When Chiara came back from Thailand she gave me a little Ganesh statue. This figure of a human body with elephant head sitting in a jolly and relaxed position on a lotus pedestal captivated me immediately. Ganesh has four hands each one holding a tool that he offers to help his believers: for this reason he is considered the God of the new beginnings. I immediately thought it was a very beautiful gift since I have been starting from scratch so many times during the last years: I moved to another country, I changed job, house (twice), everything! I felt, therefore, protected by this symbol in my constant transition.
Unfortunately, on a beautiful sunny day, Ganesh’s statue slipped from my hands, falling on the ground: three of his four arms broke off. OMG! I am doomed! My mind went wild and started listing all the possible misfortunes that could happen to me when Chiara told me: buy some glue.
The solution was absolutely simple, so that I gave my daughter Martina some glue (she’s always in charge of fixing things) and she brought Ganesh back to normality in a blink of an eye.
This reminded me of a post that I read on the internet that stated “Healing is not linear”. This means that recovering is not a straight line, one does not get better and better until they become an enlightened guru. When we are undergoing a crisis we search within ourselves and sometimes find out some things about ourselves that we didn’t know anything about until then. That can distress us for a while, until we accept the change and go on, feeling like a weight just lifted off us.

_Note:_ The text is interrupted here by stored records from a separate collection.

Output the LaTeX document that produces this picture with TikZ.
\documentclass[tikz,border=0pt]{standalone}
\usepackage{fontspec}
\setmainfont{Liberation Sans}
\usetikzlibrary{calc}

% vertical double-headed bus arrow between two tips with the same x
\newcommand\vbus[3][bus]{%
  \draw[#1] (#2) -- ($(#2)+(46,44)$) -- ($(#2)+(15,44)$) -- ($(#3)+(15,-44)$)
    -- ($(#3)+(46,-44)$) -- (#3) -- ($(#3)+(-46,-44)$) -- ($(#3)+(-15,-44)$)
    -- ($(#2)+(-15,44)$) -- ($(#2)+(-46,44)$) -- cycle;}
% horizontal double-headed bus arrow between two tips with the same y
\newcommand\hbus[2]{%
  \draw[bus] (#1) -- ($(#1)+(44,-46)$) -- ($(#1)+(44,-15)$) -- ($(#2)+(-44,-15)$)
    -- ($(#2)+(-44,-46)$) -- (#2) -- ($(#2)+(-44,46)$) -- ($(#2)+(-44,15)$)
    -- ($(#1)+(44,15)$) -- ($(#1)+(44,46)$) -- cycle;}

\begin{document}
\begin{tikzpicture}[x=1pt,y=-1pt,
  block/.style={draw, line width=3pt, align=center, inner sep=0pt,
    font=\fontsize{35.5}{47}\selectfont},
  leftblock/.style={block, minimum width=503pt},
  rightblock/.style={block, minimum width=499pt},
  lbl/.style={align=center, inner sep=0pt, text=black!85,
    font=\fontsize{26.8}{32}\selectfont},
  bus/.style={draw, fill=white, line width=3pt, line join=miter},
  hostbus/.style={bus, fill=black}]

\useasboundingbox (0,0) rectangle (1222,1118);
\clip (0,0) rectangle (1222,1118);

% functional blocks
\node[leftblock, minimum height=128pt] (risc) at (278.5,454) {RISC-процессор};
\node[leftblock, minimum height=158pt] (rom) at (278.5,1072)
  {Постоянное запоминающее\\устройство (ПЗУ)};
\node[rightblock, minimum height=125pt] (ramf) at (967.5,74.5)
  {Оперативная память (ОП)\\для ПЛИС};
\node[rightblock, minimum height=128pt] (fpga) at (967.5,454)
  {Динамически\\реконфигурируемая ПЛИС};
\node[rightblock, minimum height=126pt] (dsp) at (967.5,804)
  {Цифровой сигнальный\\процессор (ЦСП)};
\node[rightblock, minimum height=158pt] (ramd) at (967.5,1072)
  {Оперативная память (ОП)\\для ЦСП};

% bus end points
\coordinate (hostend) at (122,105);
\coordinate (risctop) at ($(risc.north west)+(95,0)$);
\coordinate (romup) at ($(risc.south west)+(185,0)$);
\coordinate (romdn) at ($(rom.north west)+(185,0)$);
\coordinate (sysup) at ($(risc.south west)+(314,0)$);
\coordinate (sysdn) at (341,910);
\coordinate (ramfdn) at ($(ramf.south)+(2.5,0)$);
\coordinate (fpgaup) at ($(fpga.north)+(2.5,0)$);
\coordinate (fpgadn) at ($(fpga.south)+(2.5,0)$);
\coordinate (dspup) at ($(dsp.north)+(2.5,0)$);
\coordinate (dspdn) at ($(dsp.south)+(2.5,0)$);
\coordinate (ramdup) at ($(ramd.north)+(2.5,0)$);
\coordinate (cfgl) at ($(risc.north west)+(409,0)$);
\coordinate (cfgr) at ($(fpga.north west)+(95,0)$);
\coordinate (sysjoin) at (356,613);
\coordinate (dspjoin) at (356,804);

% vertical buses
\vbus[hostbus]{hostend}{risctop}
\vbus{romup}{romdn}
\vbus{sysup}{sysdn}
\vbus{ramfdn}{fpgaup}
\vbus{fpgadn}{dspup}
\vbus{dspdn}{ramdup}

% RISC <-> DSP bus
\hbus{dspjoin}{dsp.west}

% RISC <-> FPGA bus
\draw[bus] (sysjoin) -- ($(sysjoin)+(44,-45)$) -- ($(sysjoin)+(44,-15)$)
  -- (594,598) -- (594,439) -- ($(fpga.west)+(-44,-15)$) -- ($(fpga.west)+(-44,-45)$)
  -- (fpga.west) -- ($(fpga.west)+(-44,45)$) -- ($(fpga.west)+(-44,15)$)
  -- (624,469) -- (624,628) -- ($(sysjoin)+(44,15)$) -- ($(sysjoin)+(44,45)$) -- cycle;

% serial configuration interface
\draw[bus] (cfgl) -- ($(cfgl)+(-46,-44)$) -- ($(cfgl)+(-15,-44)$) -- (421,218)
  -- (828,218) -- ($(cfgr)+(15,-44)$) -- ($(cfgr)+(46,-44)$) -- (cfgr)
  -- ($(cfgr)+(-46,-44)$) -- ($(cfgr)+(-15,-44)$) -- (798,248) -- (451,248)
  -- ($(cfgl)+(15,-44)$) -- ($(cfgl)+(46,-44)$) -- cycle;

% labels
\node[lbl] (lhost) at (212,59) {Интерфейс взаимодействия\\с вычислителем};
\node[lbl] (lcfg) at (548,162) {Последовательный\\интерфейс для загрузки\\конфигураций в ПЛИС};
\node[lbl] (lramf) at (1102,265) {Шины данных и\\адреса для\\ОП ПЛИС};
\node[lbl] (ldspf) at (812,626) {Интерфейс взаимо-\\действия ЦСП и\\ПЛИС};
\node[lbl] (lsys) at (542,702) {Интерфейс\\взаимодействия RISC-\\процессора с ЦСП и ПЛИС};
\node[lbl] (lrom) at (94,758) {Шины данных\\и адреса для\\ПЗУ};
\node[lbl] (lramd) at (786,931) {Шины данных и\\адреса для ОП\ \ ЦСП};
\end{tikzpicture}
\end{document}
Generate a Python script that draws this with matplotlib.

This, however, doesn’t mean that we won’t have to survive other storms. We are no robots, we’re so complex, and we often have to go back on our steps to reconsider what we did, to see it from another point of view.
I’d say that God Ganesh came to teach me a great lesson: when false expectations are shattered, when there’s no hope and nothing makes sense, the easiest solution is also the right one. We happily glue the pieces back together, knowing that, sooner or later, something will break again, but we will always be ready to see it and fix it.